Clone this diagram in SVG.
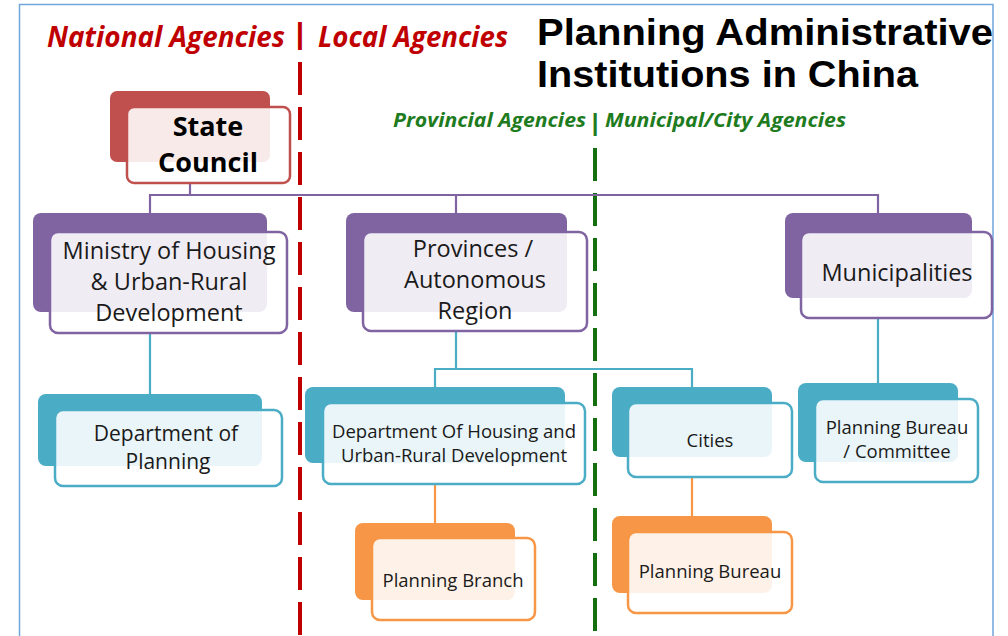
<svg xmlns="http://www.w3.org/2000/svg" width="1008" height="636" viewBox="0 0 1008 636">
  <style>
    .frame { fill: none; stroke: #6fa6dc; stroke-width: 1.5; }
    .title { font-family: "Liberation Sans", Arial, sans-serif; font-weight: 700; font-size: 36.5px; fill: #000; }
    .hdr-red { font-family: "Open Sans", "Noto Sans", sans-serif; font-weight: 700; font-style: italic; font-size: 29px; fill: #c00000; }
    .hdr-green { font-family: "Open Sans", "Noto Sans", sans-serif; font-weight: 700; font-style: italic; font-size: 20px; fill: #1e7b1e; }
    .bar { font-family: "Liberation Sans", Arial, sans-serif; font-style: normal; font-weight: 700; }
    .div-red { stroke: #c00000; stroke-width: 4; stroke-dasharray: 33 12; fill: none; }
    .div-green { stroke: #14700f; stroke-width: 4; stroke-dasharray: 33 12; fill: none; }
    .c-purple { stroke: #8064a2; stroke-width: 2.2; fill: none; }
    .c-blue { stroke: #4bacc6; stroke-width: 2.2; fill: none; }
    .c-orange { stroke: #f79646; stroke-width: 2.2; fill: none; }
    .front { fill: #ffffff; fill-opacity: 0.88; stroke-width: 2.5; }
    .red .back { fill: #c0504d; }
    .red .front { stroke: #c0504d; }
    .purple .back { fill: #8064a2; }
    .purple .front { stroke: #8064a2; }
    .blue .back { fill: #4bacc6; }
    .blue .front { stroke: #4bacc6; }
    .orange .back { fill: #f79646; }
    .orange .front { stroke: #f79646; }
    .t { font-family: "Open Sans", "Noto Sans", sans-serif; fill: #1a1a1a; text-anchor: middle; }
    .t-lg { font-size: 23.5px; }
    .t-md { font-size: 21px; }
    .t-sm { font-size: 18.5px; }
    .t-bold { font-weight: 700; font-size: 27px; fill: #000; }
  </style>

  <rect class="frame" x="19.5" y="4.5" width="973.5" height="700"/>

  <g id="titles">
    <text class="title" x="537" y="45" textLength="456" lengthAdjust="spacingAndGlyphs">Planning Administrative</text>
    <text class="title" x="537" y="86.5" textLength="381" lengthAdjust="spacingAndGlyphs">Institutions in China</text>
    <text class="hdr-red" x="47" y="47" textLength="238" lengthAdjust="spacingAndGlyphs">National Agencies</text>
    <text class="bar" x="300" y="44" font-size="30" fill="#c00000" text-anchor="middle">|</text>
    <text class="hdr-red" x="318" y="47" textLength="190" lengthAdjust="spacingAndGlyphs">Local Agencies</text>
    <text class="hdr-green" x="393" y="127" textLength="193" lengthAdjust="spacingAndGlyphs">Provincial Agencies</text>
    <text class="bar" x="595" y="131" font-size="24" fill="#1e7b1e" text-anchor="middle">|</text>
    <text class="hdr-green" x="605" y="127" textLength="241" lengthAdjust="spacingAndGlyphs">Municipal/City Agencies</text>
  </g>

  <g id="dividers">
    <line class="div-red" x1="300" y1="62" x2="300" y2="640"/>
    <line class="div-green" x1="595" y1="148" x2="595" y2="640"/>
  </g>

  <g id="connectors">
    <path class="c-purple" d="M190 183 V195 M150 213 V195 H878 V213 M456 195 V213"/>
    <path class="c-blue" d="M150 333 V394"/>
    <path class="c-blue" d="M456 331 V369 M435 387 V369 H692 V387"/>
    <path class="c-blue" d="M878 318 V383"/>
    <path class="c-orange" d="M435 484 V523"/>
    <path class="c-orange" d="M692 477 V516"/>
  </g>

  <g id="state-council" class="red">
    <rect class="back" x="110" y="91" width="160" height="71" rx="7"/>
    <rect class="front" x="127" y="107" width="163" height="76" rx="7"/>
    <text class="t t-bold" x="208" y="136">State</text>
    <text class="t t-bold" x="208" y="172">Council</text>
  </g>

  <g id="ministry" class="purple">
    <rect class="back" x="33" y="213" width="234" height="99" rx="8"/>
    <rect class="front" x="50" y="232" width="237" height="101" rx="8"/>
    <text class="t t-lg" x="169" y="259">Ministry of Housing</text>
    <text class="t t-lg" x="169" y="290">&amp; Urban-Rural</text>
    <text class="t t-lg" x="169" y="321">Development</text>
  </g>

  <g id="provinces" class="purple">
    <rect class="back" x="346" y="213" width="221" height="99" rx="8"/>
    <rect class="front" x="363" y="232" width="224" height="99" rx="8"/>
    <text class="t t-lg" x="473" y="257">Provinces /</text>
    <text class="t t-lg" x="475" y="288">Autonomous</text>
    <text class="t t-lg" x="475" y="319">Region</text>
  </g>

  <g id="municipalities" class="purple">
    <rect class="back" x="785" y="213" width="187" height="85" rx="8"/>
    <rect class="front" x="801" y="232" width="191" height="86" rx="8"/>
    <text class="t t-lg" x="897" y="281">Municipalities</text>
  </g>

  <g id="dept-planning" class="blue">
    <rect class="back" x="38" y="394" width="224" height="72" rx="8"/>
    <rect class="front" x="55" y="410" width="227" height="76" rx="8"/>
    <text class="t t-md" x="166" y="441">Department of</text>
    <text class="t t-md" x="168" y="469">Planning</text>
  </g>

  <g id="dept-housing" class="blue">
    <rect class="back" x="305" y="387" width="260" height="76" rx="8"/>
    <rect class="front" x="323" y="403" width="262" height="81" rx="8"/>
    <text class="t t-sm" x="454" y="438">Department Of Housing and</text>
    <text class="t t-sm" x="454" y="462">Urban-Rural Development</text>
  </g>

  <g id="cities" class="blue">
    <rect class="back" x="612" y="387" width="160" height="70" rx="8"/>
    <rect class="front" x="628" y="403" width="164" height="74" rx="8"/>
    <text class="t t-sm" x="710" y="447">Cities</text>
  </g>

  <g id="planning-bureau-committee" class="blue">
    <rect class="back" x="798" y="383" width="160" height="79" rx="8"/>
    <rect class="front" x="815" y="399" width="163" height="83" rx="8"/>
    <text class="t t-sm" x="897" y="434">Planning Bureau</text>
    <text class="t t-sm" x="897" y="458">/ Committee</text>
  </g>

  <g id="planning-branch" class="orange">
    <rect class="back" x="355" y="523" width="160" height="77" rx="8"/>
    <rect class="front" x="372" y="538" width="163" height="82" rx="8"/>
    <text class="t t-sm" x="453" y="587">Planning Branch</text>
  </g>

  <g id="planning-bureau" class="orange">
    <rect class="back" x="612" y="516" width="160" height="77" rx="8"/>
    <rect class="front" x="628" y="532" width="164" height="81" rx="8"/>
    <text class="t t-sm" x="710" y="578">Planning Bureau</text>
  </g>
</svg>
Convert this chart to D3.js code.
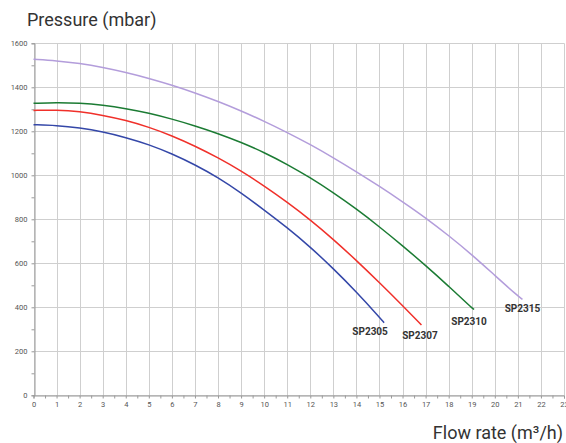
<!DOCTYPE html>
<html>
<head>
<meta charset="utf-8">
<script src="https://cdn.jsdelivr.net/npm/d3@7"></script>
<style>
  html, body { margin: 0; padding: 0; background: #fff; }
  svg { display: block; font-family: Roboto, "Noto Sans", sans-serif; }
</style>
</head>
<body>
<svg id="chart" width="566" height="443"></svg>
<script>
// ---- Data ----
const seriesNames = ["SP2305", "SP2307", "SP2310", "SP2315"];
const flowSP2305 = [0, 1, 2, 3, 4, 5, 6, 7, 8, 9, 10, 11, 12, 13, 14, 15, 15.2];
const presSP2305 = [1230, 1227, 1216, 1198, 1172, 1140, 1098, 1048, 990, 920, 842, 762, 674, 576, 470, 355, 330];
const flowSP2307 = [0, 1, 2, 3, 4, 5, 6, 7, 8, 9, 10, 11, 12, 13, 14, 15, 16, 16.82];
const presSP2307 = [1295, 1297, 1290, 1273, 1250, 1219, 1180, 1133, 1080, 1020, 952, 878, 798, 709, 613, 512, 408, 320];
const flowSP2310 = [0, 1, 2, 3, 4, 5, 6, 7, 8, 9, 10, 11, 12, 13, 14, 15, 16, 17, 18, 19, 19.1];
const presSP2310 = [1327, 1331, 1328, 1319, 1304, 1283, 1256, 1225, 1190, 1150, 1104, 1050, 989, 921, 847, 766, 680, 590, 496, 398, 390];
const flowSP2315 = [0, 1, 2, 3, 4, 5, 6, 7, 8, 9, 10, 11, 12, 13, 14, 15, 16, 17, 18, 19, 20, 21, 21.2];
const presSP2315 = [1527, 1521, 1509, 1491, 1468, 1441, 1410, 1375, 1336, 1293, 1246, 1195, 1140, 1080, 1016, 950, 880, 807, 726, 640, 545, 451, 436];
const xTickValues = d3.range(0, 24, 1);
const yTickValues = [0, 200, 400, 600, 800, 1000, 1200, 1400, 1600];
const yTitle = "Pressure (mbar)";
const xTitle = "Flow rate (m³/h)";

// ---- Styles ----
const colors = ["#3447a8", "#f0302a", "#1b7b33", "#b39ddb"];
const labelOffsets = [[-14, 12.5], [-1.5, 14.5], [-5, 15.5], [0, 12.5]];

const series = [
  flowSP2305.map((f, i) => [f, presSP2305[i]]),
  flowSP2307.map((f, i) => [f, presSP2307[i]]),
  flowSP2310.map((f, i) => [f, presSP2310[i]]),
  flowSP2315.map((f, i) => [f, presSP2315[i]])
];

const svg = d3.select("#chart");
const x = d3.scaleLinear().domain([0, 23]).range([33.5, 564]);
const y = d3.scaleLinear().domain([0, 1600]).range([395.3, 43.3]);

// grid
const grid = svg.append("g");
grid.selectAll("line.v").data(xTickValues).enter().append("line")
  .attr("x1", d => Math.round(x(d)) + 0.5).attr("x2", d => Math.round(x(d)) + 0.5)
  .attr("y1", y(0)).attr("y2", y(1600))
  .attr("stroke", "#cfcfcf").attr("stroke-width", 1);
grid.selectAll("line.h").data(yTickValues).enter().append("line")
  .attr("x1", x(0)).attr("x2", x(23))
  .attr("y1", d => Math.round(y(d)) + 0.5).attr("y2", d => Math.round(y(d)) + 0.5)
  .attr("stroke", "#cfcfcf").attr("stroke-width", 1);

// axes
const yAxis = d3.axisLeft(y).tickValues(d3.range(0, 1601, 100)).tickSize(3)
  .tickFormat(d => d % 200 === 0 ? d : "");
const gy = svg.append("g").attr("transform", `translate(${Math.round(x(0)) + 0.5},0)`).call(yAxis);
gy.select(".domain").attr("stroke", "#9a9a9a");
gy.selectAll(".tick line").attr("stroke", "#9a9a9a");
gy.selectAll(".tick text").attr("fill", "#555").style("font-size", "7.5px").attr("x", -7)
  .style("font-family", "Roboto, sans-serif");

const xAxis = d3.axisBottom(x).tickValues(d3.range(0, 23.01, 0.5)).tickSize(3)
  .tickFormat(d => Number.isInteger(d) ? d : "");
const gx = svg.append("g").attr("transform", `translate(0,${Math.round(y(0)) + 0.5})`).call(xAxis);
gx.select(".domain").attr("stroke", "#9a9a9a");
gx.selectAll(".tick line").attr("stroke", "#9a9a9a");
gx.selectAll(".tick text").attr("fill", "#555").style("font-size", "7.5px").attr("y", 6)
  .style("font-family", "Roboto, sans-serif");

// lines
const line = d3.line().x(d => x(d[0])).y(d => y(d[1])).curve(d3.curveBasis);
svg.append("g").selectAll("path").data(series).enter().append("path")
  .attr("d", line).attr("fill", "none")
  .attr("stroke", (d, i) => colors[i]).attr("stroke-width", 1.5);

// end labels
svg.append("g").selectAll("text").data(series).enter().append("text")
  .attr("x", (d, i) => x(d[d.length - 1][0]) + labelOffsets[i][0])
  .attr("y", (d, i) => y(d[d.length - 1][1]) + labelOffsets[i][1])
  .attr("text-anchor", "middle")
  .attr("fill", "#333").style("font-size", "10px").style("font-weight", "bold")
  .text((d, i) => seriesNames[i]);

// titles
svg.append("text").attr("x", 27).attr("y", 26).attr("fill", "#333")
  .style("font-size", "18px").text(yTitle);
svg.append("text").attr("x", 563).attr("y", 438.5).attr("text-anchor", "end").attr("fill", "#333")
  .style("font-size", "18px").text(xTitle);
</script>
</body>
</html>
---*---
Short exercise:
Whichever lines contain the string "chart", select and copy them.

Exercise output:
Convert this chart to D3.js code.
<svg id="chart" width="566" height="443"></svg>
const svg = d3.select("#chart");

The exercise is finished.